Fraud and digital assets pose risks for investors

FRANKFORT, Ky. — The Department of Financial Institutions today reminded Kentuckians to beware of investment fraud in 2022 as scams continue to thrive. The department also revealed that investments related to cryptocurrencies and digital assets can pose significant risks to investors.

“As Kentucky’s economy continues to strengthen and grow at historic rates, our Commonwealth and our citizens will see many promising financial opportunities,” Governor Andy Beshear said. “It’s important for Kentuckians to carefully select investment options and investment professionals so they save and invest in their future and avoid scam artists.”

“Investors should be particularly alert to popular or trending investment opportunities they discover online that involve cryptocurrencies or digital assets, precious metals and promissory notes,” said Marni R. Gibson, chief securities officer of DFI. “Many of these investments are private offerings, which do not have the same investor protection requirements as those sold in public markets.”

“Nearly a quarter of the complaints we received last year involved allegations of fraud,” Gibson noted. “While complaints in the Commonwealth covered a wide variety of products, the top five categories were IRA/CD accounts; stocks and bonds; virtual currency; promissory notes; and investment contracts.

The number of consumer complaints to DFI’s Securities Division increased by one-third last year, from 42 in 2020 to 56 in 2021. Twenty-nine percent of complaints to DFI in 2021 were about cryptocurrencies and digital assets.

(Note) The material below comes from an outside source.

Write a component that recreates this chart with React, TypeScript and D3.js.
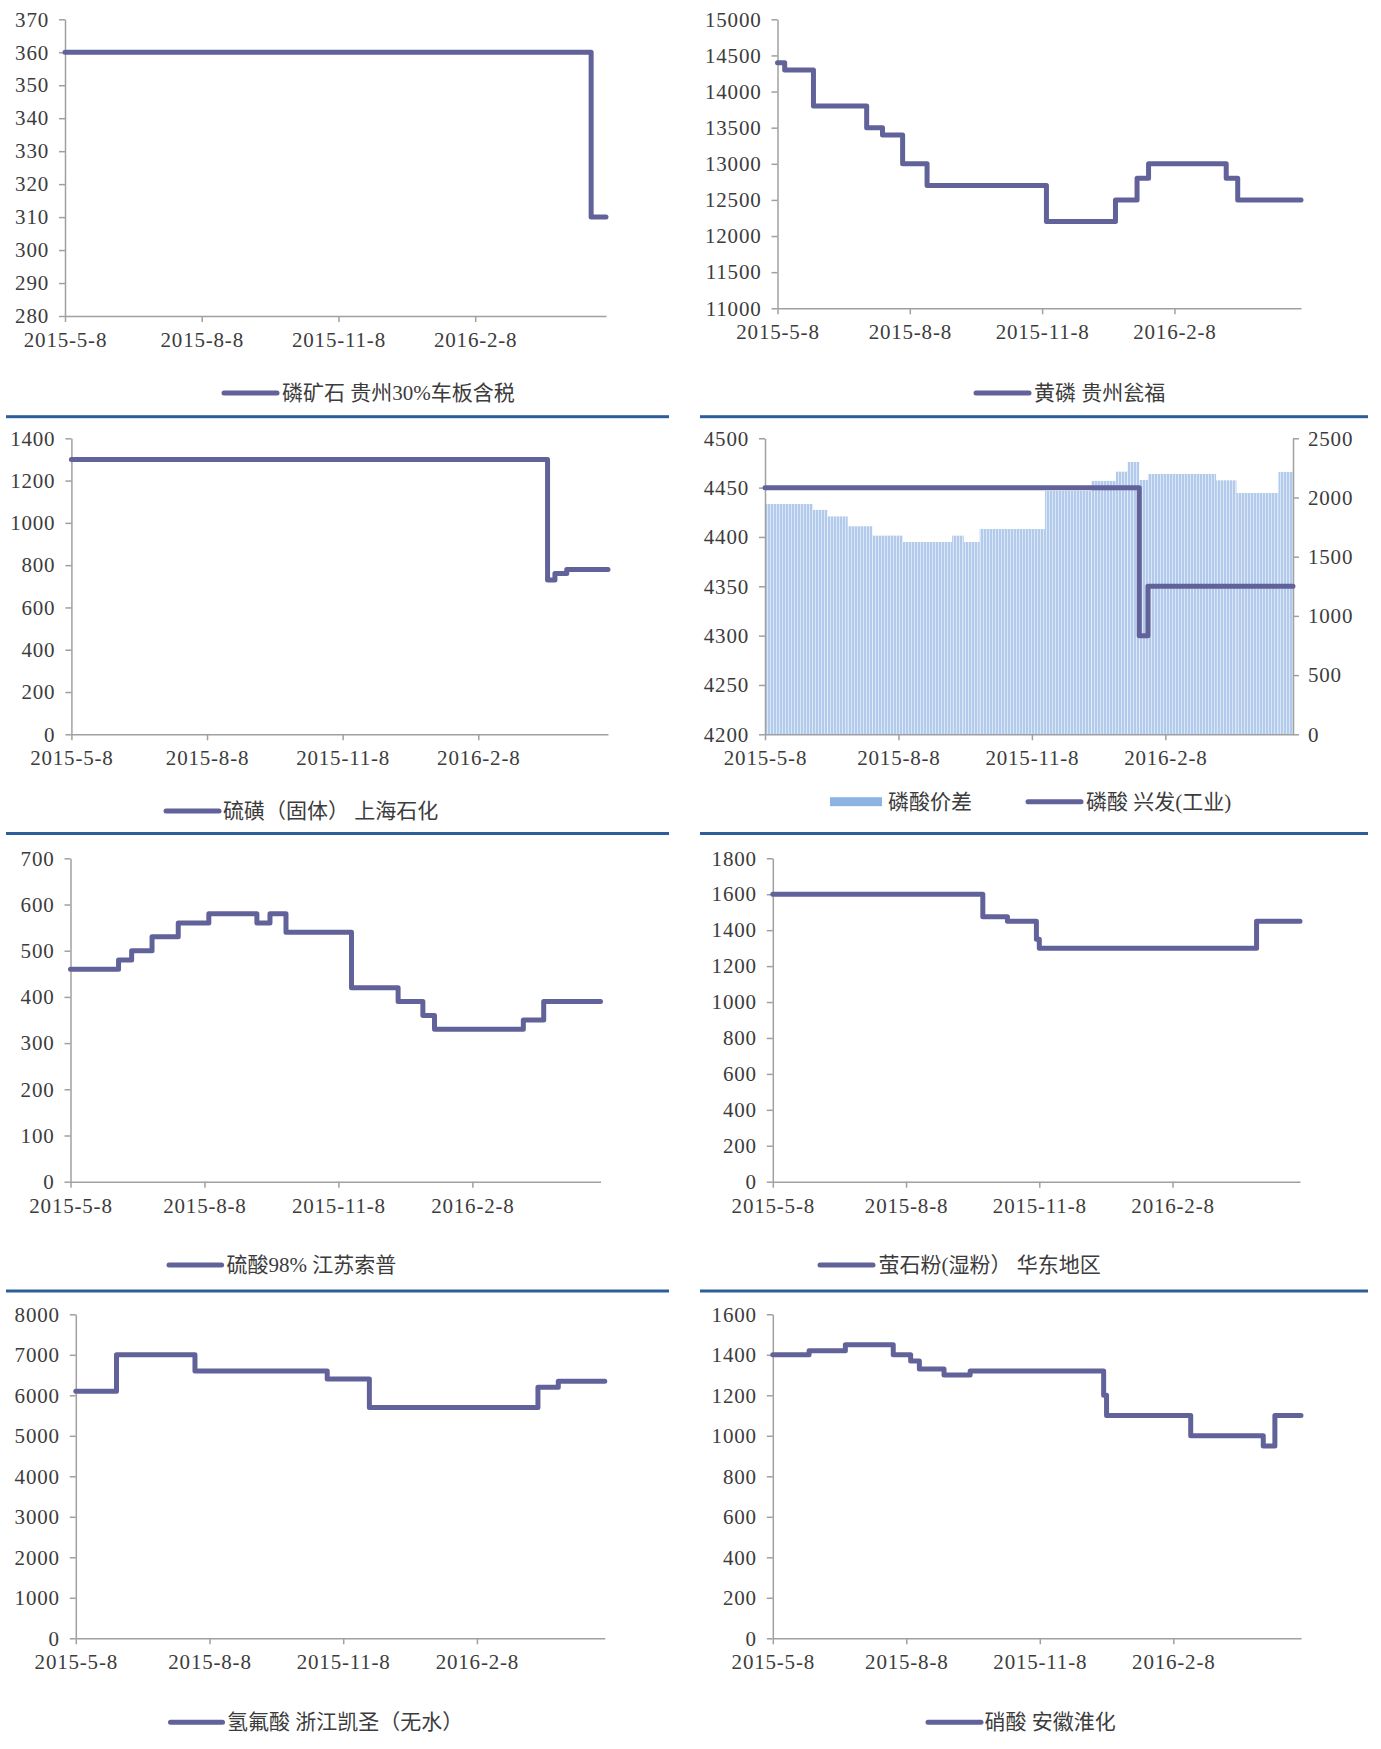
import React, { useEffect, useRef } from "react";
import * as d3 from "d3";

const START = "2015-05-08";
const END = "2016-05-06";
const xTickDates = ["2015-05-08", "2015-08-08", "2015-11-08", "2016-02-08"];
const xTickLabels = ["2015-5-8", "2015-8-8", "2015-11-8", "2016-2-8"];

// 磷矿石 贵州30%车板含税
const rockDates = ["2015-05-08", "2016-04-26", END];
const rockValues = [360, 310, 310];

// 黄磷 贵州瓮福
const yellowPDates = [
  "2015-05-08", "2015-05-13", "2015-06-02", "2015-07-09", "2015-07-20",
  "2015-08-03", "2015-08-20", "2015-11-11", "2015-12-29", "2016-01-13",
  "2016-01-21", "2016-03-15", "2016-03-23", END,
];
const yellowPValues = [
  14400, 14300, 13800, 13500, 13400, 13000, 12700, 12200, 12500, 12800,
  13000, 12800, 12500, 12500,
];

// 硫磺（固体） 上海石化
const sulfurDates = ["2015-05-08", "2016-03-26", "2016-03-31", "2016-04-08", END];
const sulfurValues = [1300, 730, 760, 780, 780];

// 磷酸 兴发(工业)
const acidDates = ["2015-05-08", "2016-01-21", "2016-01-27", END];
const acidValues = [4450, 4300, 4350, 4350];

// 磷酸价差 (bars, right axis)
const spreadDates = [
  "2015-05-08", "2015-06-10", "2015-06-20", "2015-07-04", "2015-07-21",
  "2015-08-11", "2015-09-14", "2015-09-22", "2015-10-03", "2015-11-17",
  "2015-12-19", "2016-01-05", "2016-01-13", "2016-01-21", "2016-01-27",
  "2016-03-14", "2016-03-28", "2016-04-26",
];
const spreadValues = [
  1945, 1895, 1840, 1757, 1678, 1624, 1678, 1624, 1734, 2055,
  2140, 2218, 2300, 2148, 2199, 2145, 2038, 2216,
];

// 硫酸98% 江苏索普
const h2so4Dates = [
  "2015-05-08", "2015-06-10", "2015-06-19", "2015-07-03", "2015-07-21",
  "2015-08-11", "2015-09-13", "2015-09-22", "2015-10-03", "2015-11-17",
  "2015-12-19", "2016-01-05", "2016-01-13", "2016-03-14", "2016-03-28", END,
];
const h2so4Values = [
  460, 480, 500, 530, 560, 580, 560, 580, 540, 420, 390, 360, 330, 350, 390, 390,
];

// 萤石粉(湿粉） 华东地区
const fluorDates = ["2015-05-08", "2015-09-30", "2015-10-17", "2015-11-06", "2015-11-08", "2016-04-06", END];
const fluorValues = [1600, 1475, 1450, 1350, 1300, 1450, 1450];

// 氢氟酸 浙江凯圣（无水）
const hfDates = ["2015-05-08", "2015-06-05", "2015-07-29", "2015-10-28", "2015-11-26", "2016-03-21", "2016-04-04", END];
const hfValues = [6100, 7000, 6600, 6400, 5700, 6200, 6350, 6350];

// 硝酸 安徽淮化
const hno3Dates = [
  "2015-05-08", "2015-06-02", "2015-06-27", "2015-07-30", "2015-08-11",
  "2015-08-17", "2015-09-03", "2015-09-21", "2015-12-22", "2015-12-24",
  "2016-02-20", "2016-04-10", "2016-04-18", END,
];
const hno3Values = [1400, 1420, 1450, 1400, 1370, 1330, 1300, 1320, 1200, 1100, 1000, 950, 1100, 1100];

const LINE_COLOR = "#62629b";
const AXIS_COLOR = "#a0a0a0";
const TEXT_COLOR = "#3c3c3c";
const SEP_COLOR = "#2d5e9a";
const FONT = "'Liberation Serif', 'Noto Sans CJK SC', serif";

const panels = [
  { dates: rockDates, values: rockValues, yMin: 280, yMax: 370, yStep: 10,
    left: 65, right: 606, top: 19.3, bottom: 316,
    legend: "磷矿石 贵州30%车板含税", lx: 224, lx2: 277, tx: 282, ly: 393 },
  { dates: yellowPDates, values: yellowPValues, yMin: 11000, yMax: 15000, yStep: 500,
    left: 777.5, right: 1301, top: 19.3, bottom: 308.3,
    legend: "黄磷  贵州瓮福", lx: 976, lx2: 1029, tx: 1034, ly: 393 },
  { dates: sulfurDates, values: sulfurValues, yMin: 0, yMax: 1400, yStep: 200,
    left: 71.4, right: 608, top: 438.3, bottom: 734.3,
    legend: "硫磺（固体） 上海石化", lx: 166, lx2: 219, tx: 223, ly: 811 },
  { dates: acidDates, values: acidValues, yMin: 4200, yMax: 4500, yStep: 50,
    left: 765, right: 1293, top: 438.3, bottom: 734.3,
    legend: "磷酸  兴发(工业)", lx: 1028, lx2: 1081, tx: 1086, ly: 801.7,
    bars: { dates: spreadDates, values: spreadValues, yMin: 0, yMax: 2500, yStep: 500,
      legend: "磷酸价差", sx: 830, sx2: 882, tx: 888 } },
  { dates: h2so4Dates, values: h2so4Values, yMin: 0, yMax: 700, yStep: 100,
    left: 70.5, right: 600.5, top: 858.3, bottom: 1181.7,
    legend: "硫酸98% 江苏索普", lx: 169, lx2: 221.6, tx: 226.5, ly: 1265 },
  { dates: fluorDates, values: fluorValues, yMin: 0, yMax: 1800, yStep: 200,
    left: 772.8, right: 1300, top: 858.3, bottom: 1181.7,
    legend: "萤石粉(湿粉）  华东地区", lx: 820, lx2: 873, tx: 878.5, ly: 1265 },
  { dates: hfDates, values: hfValues, yMin: 0, yMax: 8000, yStep: 1000,
    left: 75.8, right: 604.8, top: 1314.3, bottom: 1638.3,
    legend: "氢氟酸 浙江凯圣（无水）", lx: 170.5, lx2: 222.5, tx: 227, ly: 1722.3 },
  { dates: hno3Dates, values: hno3Values, yMin: 0, yMax: 1600, yStep: 200,
    left: 772.8, right: 1301, top: 1314.3, bottom: 1638.3,
    legend: "硝酸  安徽淮化", lx: 928, lx2: 981, tx: 984.5, ly: 1722.3 },
];

const separators = [416.7, 833.5, 1291];

const parse = d3.timeParse("%Y-%m-%d");

function styleAxis(g) {
  g.select(".domain").attr("stroke", AXIS_COLOR).attr("stroke-width", 1.5);
  g.selectAll(".tick line").attr("stroke", AXIS_COLOR).attr("stroke-width", 1.5);
  g.selectAll(".tick text")
    .attr("fill", TEXT_COLOR)
    .attr("font-family", FONT)
    .attr("font-size", 21)
    .attr("letter-spacing", 0.8);
}

function drawPanel(svg, p) {
  const x = d3.scaleTime().domain([parse(START), parse(END)]).range([p.left, p.right]);
  const y = d3.scaleLinear().domain([p.yMin, p.yMax]).range([p.bottom, p.top]);
  const g = svg.append("g");

  if (p.bars) {
    const b = p.bars;
    const yR = d3.scaleLinear().domain([b.yMin, b.yMax]).range([p.bottom, p.top]);
    const segs = b.dates.map((d, i) => ({
      x0: x(parse(d)),
      x1: x(parse(b.dates[i + 1] || END)),
      v: b.values[i],
    }));
    g.selectAll("rect.bar")
      .data(segs)
      .enter()
      .append("rect")
      .attr("class", "bar")
      .attr("x", (d) => d.x0)
      .attr("width", (d) => d.x1 - d.x0)
      .attr("y", (d) => yR(d.v))
      .attr("height", (d) => p.bottom - yR(d.v))
      .attr("fill", "url(#stripes)");

    const rAxis = g
      .append("g")
      .attr("transform", `translate(${p.right},0)`)
      .call(
        d3.axisRight(yR)
          .tickValues(d3.range(b.yMin, b.yMax + 1, b.yStep))
          .tickSize(6)
          .tickSizeOuter(0)
          .tickPadding(9)
          .tickFormat(d3.format("d"))
      );
    styleAxis(rAxis);

    g.append("rect")
      .attr("x", b.sx)
      .attr("y", p.ly - 4.5)
      .attr("width", b.sx2 - b.sx)
      .attr("height", 9)
      .attr("fill", "#8db3e2");
    g.append("text")
      .attr("x", b.tx)
      .attr("y", p.ly)
      .attr("dominant-baseline", "central")
      .attr("font-family", FONT)
      .attr("font-size", 21)
      .attr("fill", TEXT_COLOR)
      .text(b.legend);
  }

  const yAxis = g
    .append("g")
    .attr("transform", `translate(${p.left},0)`)
    .call(
      d3.axisLeft(y)
        .tickValues(d3.range(p.yMin, p.yMax + 1, p.yStep))
        .tickSize(6)
        .tickSizeOuter(0)
        .tickPadding(10)
        .tickFormat(d3.format("d"))
    );
  styleAxis(yAxis);

  const xAxis = g
    .append("g")
    .attr("transform", `translate(0,${p.bottom})`)
    .call(
      d3.axisBottom(x)
        .tickValues(xTickDates.map(parse))
        .tickFormat((d, i) => xTickLabels[i])
        .tickSize(6)
        .tickSizeOuter(0)
        .tickPadding(10)
    );
  styleAxis(xAxis);

  const pts = p.dates.map((d, i) => ({ date: parse(d), value: p.values[i] }));
  const line = d3
    .line()
    .x((d) => x(d.date))
    .y((d) => y(d.value))
    .curve(d3.curveStepAfter);
  g.append("path")
    .datum(pts)
    .attr("d", line)
    .attr("fill", "none")
    .attr("stroke", LINE_COLOR)
    .attr("stroke-width", 5)
    .attr("stroke-linejoin", "round")
    .attr("stroke-linecap", "round");

  // legend
  g.append("line")
    .attr("x1", p.lx)
    .attr("x2", p.lx2)
    .attr("y1", p.ly)
    .attr("y2", p.ly)
    .attr("stroke", LINE_COLOR)
    .attr("stroke-width", 5)
    .attr("stroke-linecap", "round");
  g.append("text")
    .attr("x", p.tx)
    .attr("y", p.ly)
    .attr("dominant-baseline", "central")
    .attr("font-family", FONT)
    .attr("font-size", 21)
    .attr("fill", TEXT_COLOR)
    .text(p.legend);
}

export default function App() {
  const ref = useRef(null);

  useEffect(() => {
    const svg = d3.select(ref.current);
    svg.selectAll("*").remove();

    const defs = svg.append("defs");
    const pat = defs
      .append("pattern")
      .attr("id", "stripes")
      .attr("patternUnits", "userSpaceOnUse")
      .attr("width", 3)
      .attr("height", 10);
    pat.append("rect").attr("width", 3).attr("height", 10).attr("fill", "#dce7f6");
    pat.append("rect").attr("width", 2).attr("height", 10).attr("fill", "#b2caec");

    separators.forEach((sy) => {
      svg.append("rect").attr("x", 6).attr("y", sy - 1.5).attr("width", 663).attr("height", 3).attr("fill", SEP_COLOR);
      svg.append("rect").attr("x", 700).attr("y", sy - 1.5).attr("width", 668).attr("height", 3).attr("fill", SEP_COLOR);
    });

    panels.forEach((p) => drawPanel(svg, p));
  }, []);

  return (
    <svg
      ref={ref}
      width={1381}
      height={1749}
      style={{ position: "absolute", left: 0, top: 0, background: "#fff" }}
    />
  );
}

Cryptocurrencies and other digital assets pose significant risks because they are highly volatile and largely unregulated.

Kentucky’s primary investment risks closely match the primary risks identified by the North American Securities Administrators Association, of which Kentucky is a member. NASAA recently surveyed state and provincial securities regulators in the United States, Canada and Mexico. The survey revealed the following key threats to investors in 2022:

  1. Investments related to cryptocurrencies and digital assets.
  2. Fraudulent offers related to promissory notes.
  3. Financial scams offered through social media and internet investment offers.
  4. Financial schemes linked to self-directed individual retirement accounts.

Perhaps the most important thing investors can do to protect themselves is to ensure that the investment and the people offering it are properly registered with DFI or the Securities and Exchange Commission. Kentuckians can visit https://kfi.ky.gov or contact DFI’s Securities Division for assistance with this process.

“Working with a properly registered investment professional provides investors with certain legal protections,” Gibson said. “In Kentucky, nearly 40% of complaints received by the Securities Division in 2021 were about securities, companies, or individuals that were not properly registered with the department.”

In addition, DFI offers the following tips to help investors identify and avoid fraud and scams:

  1. Beware of spoofed websites and fake social media accounts. Carefully review the content, date the site or account was created, quality of engagement, and domain names.
  2. Beware of fake customer reviews. Scammers often use positive but fake testimonials supposedly written by satisfied customers.
  3. If it sounds too good to be true, it probably is. Promises of low-risk or no-risk investments with high returns are often a red flag for fraud. All investments involve some degree of risk.

“Individuals offering investments are required to honestly disclose all material facts and they must disclose risks,” Gibson said. “Investors should pay particular attention to high profits and payouts with minimal risk, as these could provide clues to the legitimacy of an investment opportunity.”